## Problem details
Retype, exactly as they stand, the lines from the start of the data to the line that contains "colors2060 = [ORANGE", both ends included. Leave the pictures out.

## Given data

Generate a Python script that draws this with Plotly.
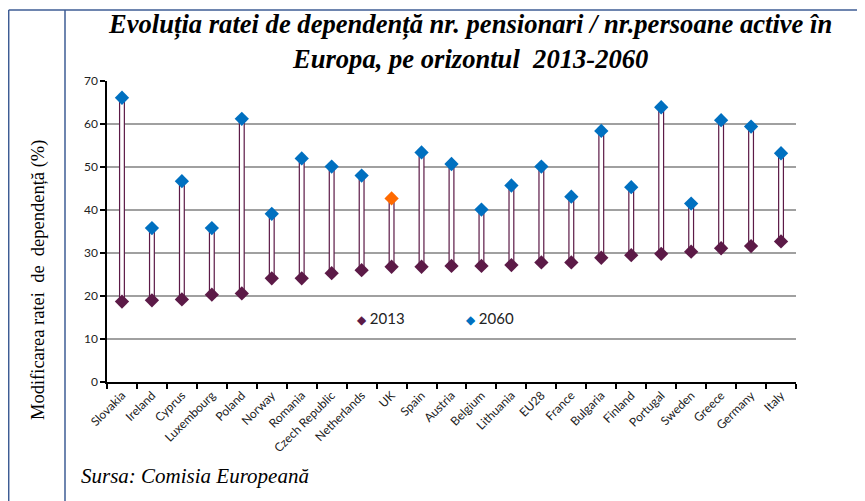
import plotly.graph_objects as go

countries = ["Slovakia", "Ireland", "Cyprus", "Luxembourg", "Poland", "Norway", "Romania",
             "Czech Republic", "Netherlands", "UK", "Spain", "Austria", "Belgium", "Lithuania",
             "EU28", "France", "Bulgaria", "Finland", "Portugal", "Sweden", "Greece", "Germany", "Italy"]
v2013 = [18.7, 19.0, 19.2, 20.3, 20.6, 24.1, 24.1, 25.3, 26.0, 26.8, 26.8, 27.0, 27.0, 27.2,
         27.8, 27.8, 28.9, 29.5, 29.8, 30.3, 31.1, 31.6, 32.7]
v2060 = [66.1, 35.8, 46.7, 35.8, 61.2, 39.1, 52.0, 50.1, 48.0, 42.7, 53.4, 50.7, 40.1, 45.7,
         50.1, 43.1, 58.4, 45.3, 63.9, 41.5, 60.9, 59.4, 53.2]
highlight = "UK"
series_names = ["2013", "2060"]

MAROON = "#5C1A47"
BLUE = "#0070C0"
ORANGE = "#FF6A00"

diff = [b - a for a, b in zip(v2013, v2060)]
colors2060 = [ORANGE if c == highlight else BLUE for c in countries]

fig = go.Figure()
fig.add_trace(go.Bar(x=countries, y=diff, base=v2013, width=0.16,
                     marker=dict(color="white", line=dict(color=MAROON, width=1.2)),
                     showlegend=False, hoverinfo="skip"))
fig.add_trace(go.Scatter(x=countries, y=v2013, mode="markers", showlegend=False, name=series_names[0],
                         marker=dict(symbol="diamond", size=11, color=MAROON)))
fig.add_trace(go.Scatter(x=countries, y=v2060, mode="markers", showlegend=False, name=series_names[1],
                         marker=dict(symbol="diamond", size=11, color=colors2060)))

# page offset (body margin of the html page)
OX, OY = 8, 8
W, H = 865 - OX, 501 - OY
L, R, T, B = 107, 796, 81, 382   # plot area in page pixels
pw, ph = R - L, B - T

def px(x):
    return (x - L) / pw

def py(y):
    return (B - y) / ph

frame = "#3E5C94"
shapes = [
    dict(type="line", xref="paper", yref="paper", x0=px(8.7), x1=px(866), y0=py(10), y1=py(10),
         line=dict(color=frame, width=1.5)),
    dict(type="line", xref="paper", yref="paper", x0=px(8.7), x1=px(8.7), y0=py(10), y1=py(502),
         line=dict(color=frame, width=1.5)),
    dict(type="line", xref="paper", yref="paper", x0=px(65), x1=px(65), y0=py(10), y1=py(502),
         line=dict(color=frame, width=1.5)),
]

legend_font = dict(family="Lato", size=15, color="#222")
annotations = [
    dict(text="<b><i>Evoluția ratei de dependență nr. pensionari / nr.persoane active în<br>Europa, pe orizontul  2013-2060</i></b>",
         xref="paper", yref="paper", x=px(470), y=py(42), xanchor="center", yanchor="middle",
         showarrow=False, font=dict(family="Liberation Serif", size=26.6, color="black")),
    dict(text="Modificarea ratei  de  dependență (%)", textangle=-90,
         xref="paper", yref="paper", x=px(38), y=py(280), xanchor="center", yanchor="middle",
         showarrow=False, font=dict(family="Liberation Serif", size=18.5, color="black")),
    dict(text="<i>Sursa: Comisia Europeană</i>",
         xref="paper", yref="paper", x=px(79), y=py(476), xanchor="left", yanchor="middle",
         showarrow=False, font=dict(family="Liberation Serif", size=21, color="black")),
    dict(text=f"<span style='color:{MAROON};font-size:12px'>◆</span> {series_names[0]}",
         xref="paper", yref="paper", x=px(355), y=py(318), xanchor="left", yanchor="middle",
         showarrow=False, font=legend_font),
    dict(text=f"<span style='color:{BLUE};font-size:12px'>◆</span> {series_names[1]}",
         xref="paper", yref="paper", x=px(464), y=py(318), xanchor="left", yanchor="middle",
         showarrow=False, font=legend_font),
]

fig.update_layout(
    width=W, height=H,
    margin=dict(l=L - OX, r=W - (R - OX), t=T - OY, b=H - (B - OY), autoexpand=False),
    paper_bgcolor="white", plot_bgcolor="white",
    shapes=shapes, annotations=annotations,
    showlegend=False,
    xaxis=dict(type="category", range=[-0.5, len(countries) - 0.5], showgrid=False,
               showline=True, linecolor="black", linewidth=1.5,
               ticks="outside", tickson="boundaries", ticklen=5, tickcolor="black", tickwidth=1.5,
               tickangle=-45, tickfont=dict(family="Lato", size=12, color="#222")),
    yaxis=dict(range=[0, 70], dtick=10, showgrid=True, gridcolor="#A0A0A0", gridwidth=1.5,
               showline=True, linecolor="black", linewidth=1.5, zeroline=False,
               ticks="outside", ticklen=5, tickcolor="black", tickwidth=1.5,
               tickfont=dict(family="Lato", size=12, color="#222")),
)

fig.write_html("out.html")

## The output
Generate a Python script that draws this with Plotly.
import plotly.graph_objects as go

countries = ["Slovakia", "Ireland", "Cyprus", "Luxembourg", "Poland", "Norway", "Romania",
             "Czech Republic", "Netherlands", "UK", "Spain", "Austria", "Belgium", "Lithuania",
             "EU28", "France", "Bulgaria", "Finland", "Portugal", "Sweden", "Greece", "Germany", "Italy"]
v2013 = [18.7, 19.0, 19.2, 20.3, 20.6, 24.1, 24.1, 25.3, 26.0, 26.8, 26.8, 27.0, 27.0, 27.2,
         27.8, 27.8, 28.9, 29.5, 29.8, 30.3, 31.1, 31.6, 32.7]
v2060 = [66.1, 35.8, 46.7, 35.8, 61.2, 39.1, 52.0, 50.1, 48.0, 42.7, 53.4, 50.7, 40.1, 45.7,
         50.1, 43.1, 58.4, 45.3, 63.9, 41.5, 60.9, 59.4, 53.2]
highlight = "UK"
series_names = ["2013", "2060"]

MAROON = "#5C1A47"
BLUE = "#0070C0"
ORANGE = "#FF6A00"

diff = [b - a for a, b in zip(v2013, v2060)]
colors2060 = [ORANGE if c == highlight else BLUE for c in countries]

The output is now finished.